The pound surged on hopes that the UK’s rapid vaccine rollout will help the economy reopen by the summer. While retail sales fell sharply in the month, as expected given the lockdown, other areas were resilient. Surveys showed manufacturing activity expanding, while service activity held up better than expected. To capitalise on the vaccine boost we switched some of our European weighting to the UK.

UK government bonds, known as gilts, fell on fears of higher inflation. We had already trimmed our gilt funds at the start of February, and continued to do so in early March, reducing our interest rate risk.

UNITED STATES

America was the biggest driver of inflation fears, as Biden battled to get his $1.9 trillion stimulus proposal through Congress. The package is on top of last year’s stimulus, which helped consumers squirrel away $1 trillion of spare cash. As the world’s largest economy recovers, rocketing US demand could create supply chain backlogs around the globe. Nevertheless, Treasury Secretary Janet Yellen reiterated her support, saying she was more worried about unemployment. In early March we trimmed our exposure to US Treasuries to limit the interest rate risk.

Cyclical stocks, such as oil and banks, did well on hopes of a vaccine-driven reopening, which lifted oil prices and steepened yield curves. The Russell 1000 Value index rose 5.8% while the Russell 1000 Growth index fell -0.1%. In response, we are trimming our holding in the US-dominated technology tracker and deploying the proceeds into cheaper areas of the UK and Europe, where we see better value.

EUROPE

The EU’s vaccine rollout has lagged that of Britain, which could cause the continent’s economy to experience a more prolonged lockdown. Therefore early in February we switched some weight from European stocks to UK ones, which should benefit from the better vaccine programme.

Mario Draghi became prime minister of Italy. His immediate priority will be the vaccine rollout, but longer term he intends to tackle Italy’s lacklustre growth and yawning deficit. As a former ECB chief, he is a market-friendly choice, who is seen as a safe, pro-EU pair of hands. Draghi’s appointment is good news for our European funds; for example, our Man GLG fund has one of its largest positions in Ferrari, the Maranello-based supercar maker.

EMERGING MARKETS

China’s economy continues to bounce back, but there are concerns that Beijing may take action to dampen Chinese house prices, which have soared over the last year. The renminbi climbed in the month, driven by the gap in economic growth rates between China and the rest of the world. Meanwhile, the fortunes of the Middle East look on firmer ground, thanks to oil prices rising to pre-Covid levels. The rise will also benefit South America and Russia. In our Tactical portfolios, we used the opportunity to increase our allocation to Emerging Markets.

JAPAN

Japan’s Nikkei index topped 30,000 for the first time since 1990, just after the country’s asset bubble popped. While Japan’s economy has emerged relatively well from the pandemic, in early March we used the opportunity to bank gains by trimming our Japan tracker fund in the Tactical portfolios.

SUMMARY

Inflation is likely to rise this spring, as the recovery takes hold and the base effect of last year’s low oil prices magnifies the reading. We believe the effect will be transient, however, and unless bank lending picks up then central banks will likely look through the figures. Therefore, we have adjusted portfolios to minimize short-term risks, but maintain our conviction that high-quality stocks will deliver the best returns in the long run.
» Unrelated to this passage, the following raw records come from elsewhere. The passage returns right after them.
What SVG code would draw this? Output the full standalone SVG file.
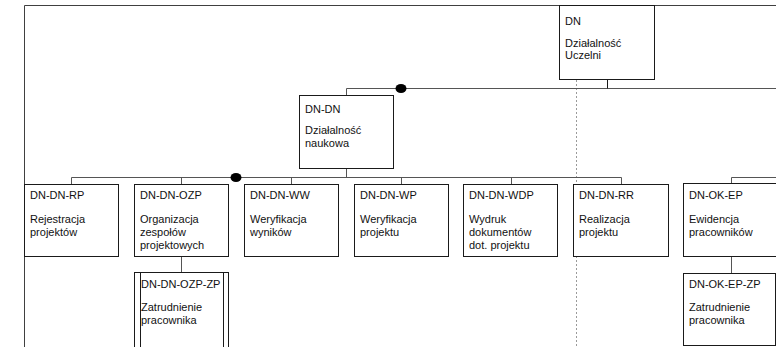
<svg xmlns="http://www.w3.org/2000/svg" width="776" height="347" viewBox="0 0 776 347">
  <style>
    .box { fill: #ffffff; stroke: #1a1a1a; stroke-width: 1; }
    .frame { fill: none; stroke: #404040; stroke-width: 1; }
    .conn { fill: none; stroke: #555555; stroke-width: 1; }
    .tick { fill: none; stroke: #1a1a1a; stroke-width: 1; }
    .guide { fill: none; stroke: #9a9a9a; stroke-width: 1; stroke-dasharray: 2 2; }
    .dot { fill: #000000; }
    text { font-family: "Liberation Sans", Arial, sans-serif; font-size: 11px; fill: #111111; }
  </style>

  <rect width="776" height="347" fill="#ffffff"/>

  <!-- outer drawing frame -->
  <path class="frame" d="M24.5,347 V5.5 H776"/>

  <!-- dotted guide line -->
  <path class="guide" d="M576.5,80 V347"/>

  <g id="connectors">
    <!-- level 1 bus -->
    <path class="conn" d="M346.5,95 V88.5 H776"/>
    <path class="tick" d="M607.5,80 V88.5"/>
    <ellipse class="dot" cx="401" cy="88.5" rx="5.5" ry="4.5"/>
    <!-- level 2 bus -->
    <path class="conn" d="M346.5,169 V177.5"/>
    <path class="conn" d="M71.5,184 V177.5 H621.5 V184"/>
    <path class="conn" d="M181.5,177.5 V184 M291.5,177.5 V184 M401.5,177.5 V184 M511.5,177.5 V184"/>
    <ellipse class="dot" cx="236" cy="177.5" rx="5.5" ry="4.5"/>
    <path class="conn" d="M731.5,183 V177.5 H776"/>
    <!-- level 3 -->
    <path class="conn" d="M181.5,257 V272"/>
    <path class="conn" d="M731.5,257 V273"/>
  </g>

  <g id="dn">
    <rect class="box" x="559.5" y="5.5" width="95" height="74"/>
    <text x="565" y="25">DN</text>
    <text x="565" y="47">Działalność</text>
    <text x="565" y="59">Uczelni</text>
  </g>

  <g id="dn-dn">
    <rect class="box" x="299.5" y="95.5" width="94" height="73"/>
    <text x="305" y="113">DN-DN</text>
    <text x="305" y="134">Działalność</text>
    <text x="305" y="147">naukowa</text>
  </g>

  <g id="dn-dn-rp">
    <rect class="box" x="24.5" y="184.5" width="94" height="72"/>
    <text x="30" y="199">DN-DN-RP</text>
    <text x="30" y="223">Rejestracja</text>
    <text x="30" y="236">projektów</text>
  </g>

  <g id="dn-dn-ozp">
    <rect class="box" x="134.5" y="184.5" width="94" height="72"/>
    <text x="140" y="199">DN-DN-OZP</text>
    <text x="140" y="223">Organizacja</text>
    <text x="140" y="236">zespołów</text>
    <text x="140" y="249">projektowych</text>
  </g>

  <g id="dn-dn-ww">
    <rect class="box" x="244.5" y="184.5" width="94" height="72"/>
    <text x="250" y="199">DN-DN-WW</text>
    <text x="250" y="223">Weryfikacja</text>
    <text x="250" y="236">wyników</text>
  </g>

  <g id="dn-dn-wp">
    <rect class="box" x="354.5" y="184.5" width="94" height="72"/>
    <text x="360" y="199">DN-DN-WP</text>
    <text x="360" y="223">Weryfikacja</text>
    <text x="360" y="236">projektu</text>
  </g>

  <g id="dn-dn-wdp">
    <rect class="box" x="463.5" y="184.5" width="94" height="72"/>
    <text x="469" y="199">DN-DN-WDP</text>
    <text x="469" y="223">Wydruk</text>
    <text x="469" y="236">dokumentów</text>
    <text x="469" y="249">dot. projektu</text>
  </g>

  <g id="dn-dn-rr">
    <rect class="box" x="573.5" y="184.5" width="95" height="72"/>
    <text x="579" y="199">DN-DN-RR</text>
    <text x="579" y="223">Realizacja</text>
    <text x="579" y="236">projektu</text>
  </g>

  <g id="dn-ok-ep">
    <rect class="box" x="683.5" y="183.5" width="96" height="73"/>
    <text x="689" y="199">DN-OK-EP</text>
    <text x="689" y="223">Ewidencja</text>
    <text x="689" y="236">pracowników</text>
  </g>

  <g id="dn-dn-ozp-zp">
    <rect class="box" x="134.5" y="272.5" width="94" height="80"/>
    <path class="tick" d="M140.5,272.5 V352 M223.5,272.5 V352"/>
    <text x="141" y="288">DN-DN-OZP-ZP</text>
    <text x="141" y="311">Zatrudnienie</text>
    <text x="141" y="324">pracownika</text>
  </g>

  <g id="dn-ok-ep-zp">
    <rect class="box" x="683.5" y="273.5" width="92" height="72"/>
    <text x="689" y="288">DN-OK-EP-ZP</text>
    <text x="689" y="311">Zatrudnienie</text>
    <text x="689" y="324">pracownika</text>
  </g>
</svg>
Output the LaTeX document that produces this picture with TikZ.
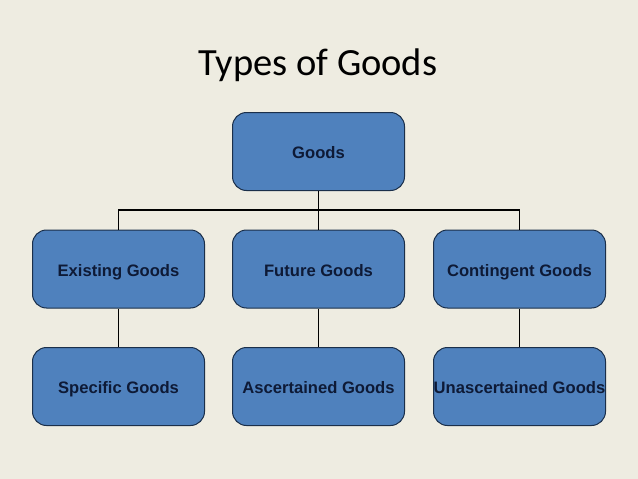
\documentclass[tikz,border=0pt]{standalone}
\usepackage{fontspec}
\setmainfont{Liberation Sans}
\newfontfamily\titlefont{Carlito}
\definecolor{bg}{HTML}{EEECE1}
\definecolor{boxfill}{HTML}{4F81BD}
\definecolor{boxline}{HTML}{1B2F4A}
\definecolor{boxtext}{HTML}{0E1A36}
\begin{document}
\begin{tikzpicture}[x=1pt,y=-1pt,
  goodbox/.style={draw=boxline, line width=1pt, fill=boxfill, rounded corners=14pt,
    minimum width=172pt, minimum height=78pt, inner sep=0pt,
    text height=15.5pt, text depth=1.5pt,
    font=\fontsize{16.6}{18}\selectfont\bfseries, text=boxtext},
  link/.style={draw=black, line width=1.7pt}]
\fill[bg] (0,0) rectangle (638,479);
\useasboundingbox (0,0) rectangle (638,479);
\node[font=\titlefont\fontsize{38.5}{42}\selectfont, text=black] (title) at (318,65) {Types of Goods};
\node[goodbox] (goods) at (318.5,151.5) {Goods};
\node[goodbox] (exist) at (118.5,269) {Existing Goods};
\node[goodbox] (future) at (318.5,269) {Future Goods};
\node[goodbox] (conting) at (519.5,269) {Contingent Goods};
\node[goodbox] (spec) at (118.5,386.5) {Specific Goods};
\node[goodbox] (ascert) at (318.5,386.5) {Ascertained Goods};
\node[goodbox] (unasc) at (519.5,386.5) {Unascertained Goods};
\coordinate (bus) at (318.5,210);
\draw[link] (goods.south) -- (future.north);
\draw[link] (exist.north) |- (bus) -| (conting.north);
\draw[link] (exist.south) -- (spec.north);
\draw[link] (future.south) -- (ascert.north);
\draw[link] (conting.south) -- (unasc.north);
\end{tikzpicture}
\end{document}
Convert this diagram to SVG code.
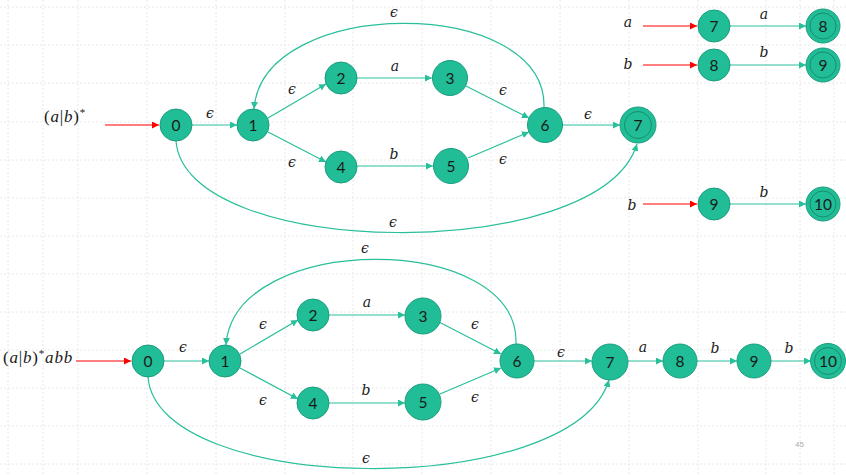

The value of your investment can go down as well as up and you may not get back the full amount you invested. Past performance is not a reliable indicator of future performance. Investing in shares should be regarded as a long-term investment and should fit in with your overall attitude to risk and financial circumstance. The value of tax reliefs depends on your individual circumstances. Tax laws can change. The Financial Conduct Authority does not regulate tax advice.